- [EXERCISE DIRECTIONS]: Isolate every line in the data with the string "this" and copy it.

- [SUPPLIED RECORDS]:
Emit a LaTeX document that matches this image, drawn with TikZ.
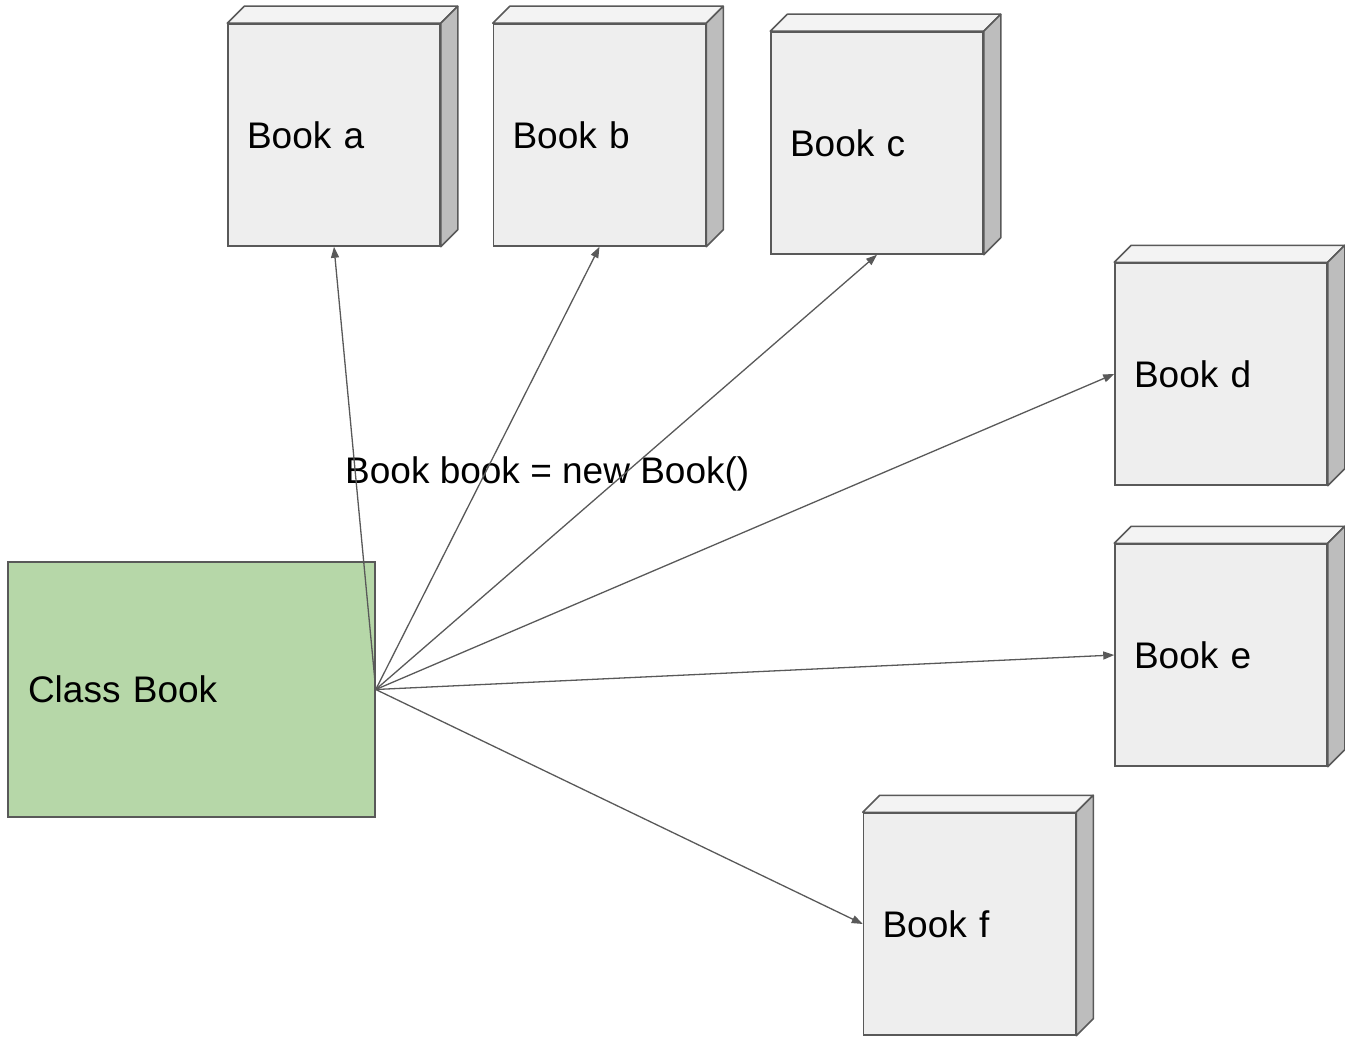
\documentclass[tikz,border=0pt]{standalone}
\usepackage{fontspec}
\setmainfont{Liberation Sans}
\usetikzlibrary{arrows.meta}
\definecolor{strokec}{HTML}{595959}
\definecolor{frontc}{HTML}{EEEEEE}
\definecolor{topc}{HTML}{F3F3F3}
\definecolor{sidec}{HTML}{BDBDBD}
\definecolor{greenc}{HTML}{B6D7A8}
\tikzset{
  bookface/.style={draw=strokec, fill=frontc, line width=1.5pt, minimum width=212pt, minimum height=222pt,
    text width=174pt, inner sep=19pt, align=left, font=\fontsize{37pt}{44pt}\selectfont},
  classbox/.style={draw=strokec, fill=greenc, line width=1.5pt, minimum width=367pt, minimum height=255pt,
    text width=327pt, inner sep=20pt, align=left, font=\fontsize{37pt}{44pt}\selectfont},
  topface/.style={draw=strokec, fill=topc, line width=1.5pt, line join=round},
  sideface/.style={draw=strokec, fill=sidec, line width=1.5pt, line join=round},
  conn/.style={draw=strokec, line width=1.3pt, -{Triangle[length=11pt,width=8pt]}},
  plain/.style={font=\fontsize{37pt}{44pt}\selectfont, inner sep=0pt}
}
\newcommand{\cubefaces}[1]{%
  \draw[topface] (#1.north west) -- ([shift={(17pt,17pt)}]#1.north west) -- ([shift={(17pt,17pt)}]#1.north east) -- (#1.north east) -- cycle;
  \draw[sideface] (#1.north east) -- ([shift={(17pt,17pt)}]#1.north east) -- ([shift={(17pt,17pt)}]#1.south east) -- (#1.south east) -- cycle;
}
\begin{document}
\begin{tikzpicture}[x=1pt,y=-1pt]
\useasboundingbox (0,0) rectangle (1345,1038);
\node[bookface] (a) at (334,135) {Book a};
\node[bookface] (b) at (599.5,135) {Book b};
\node[bookface] (c) at (877,143) {Book c};
\node[bookface] (d) at (1221,374) {Book d};
\node[bookface] (e) at (1221,655) {Book e};
\node[bookface] (f) at (969.5,924) {Book f};
\cubefaces{a}
\cubefaces{b}
\cubefaces{c}
\cubefaces{d}
\cubefaces{e}
\cubefaces{f}
\node[classbox] (cls) at (191.5,689.5) {Class Book};
\node[plain, anchor=base west] (lbl) at (345,483) {Book book = new Book()};
\draw[conn] (cls.east) -- (a.south);
\draw[conn] (cls.east) -- (b.south);
\draw[conn] (cls.east) -- (c.south);
\draw[conn] (cls.east) -- (d.west);
\draw[conn] (cls.east) -- (e.west);
\draw[conn] (cls.east) -- (f.west);
\end{tikzpicture}
\end{document}
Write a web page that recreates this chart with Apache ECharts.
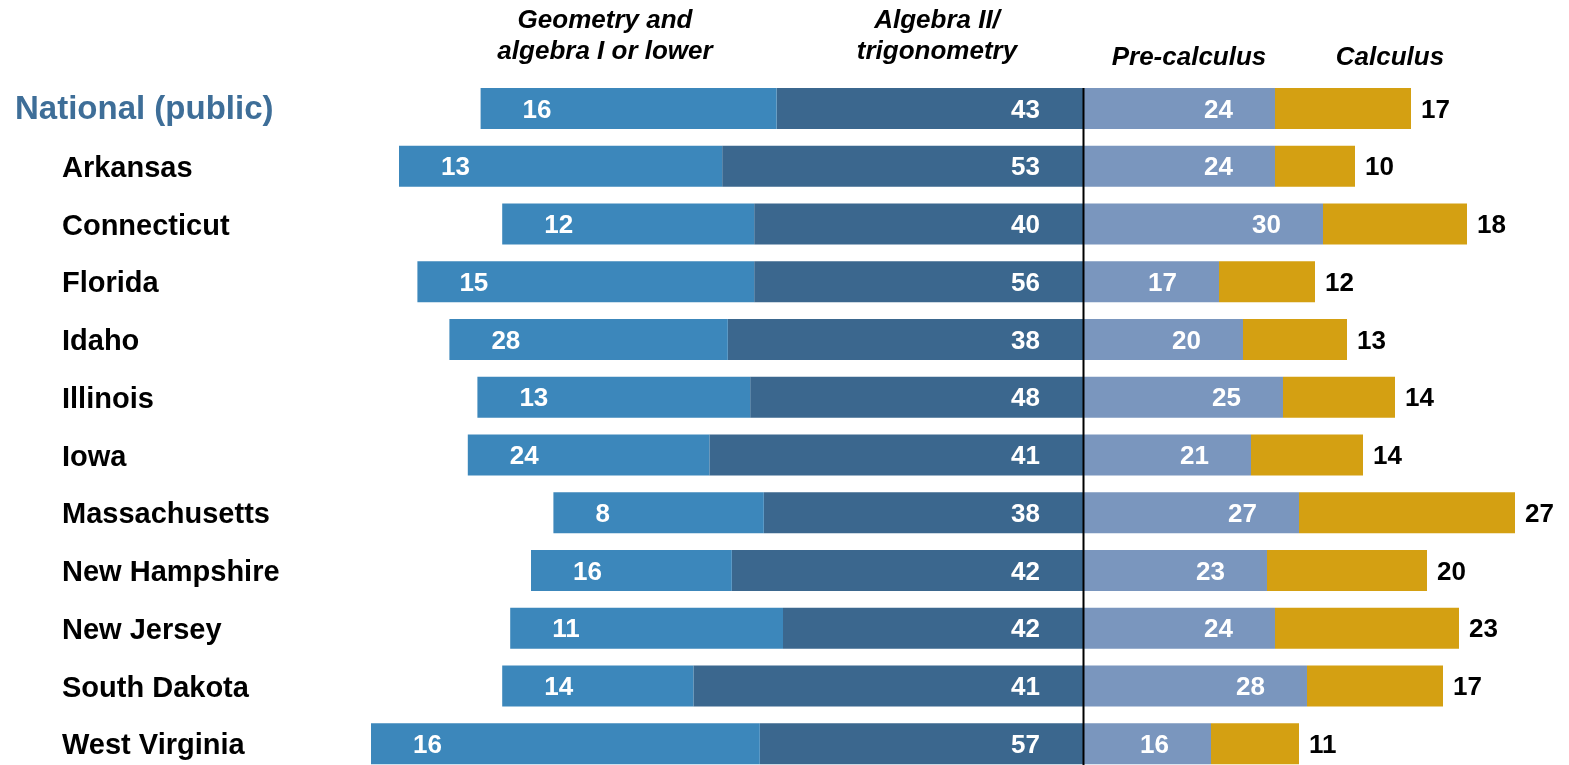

- [RESPONSE BELOW]:
Emit a LaTeX document that matches this image, drawn with TikZ.
Write a web page that recreates this chart with Apache ECharts.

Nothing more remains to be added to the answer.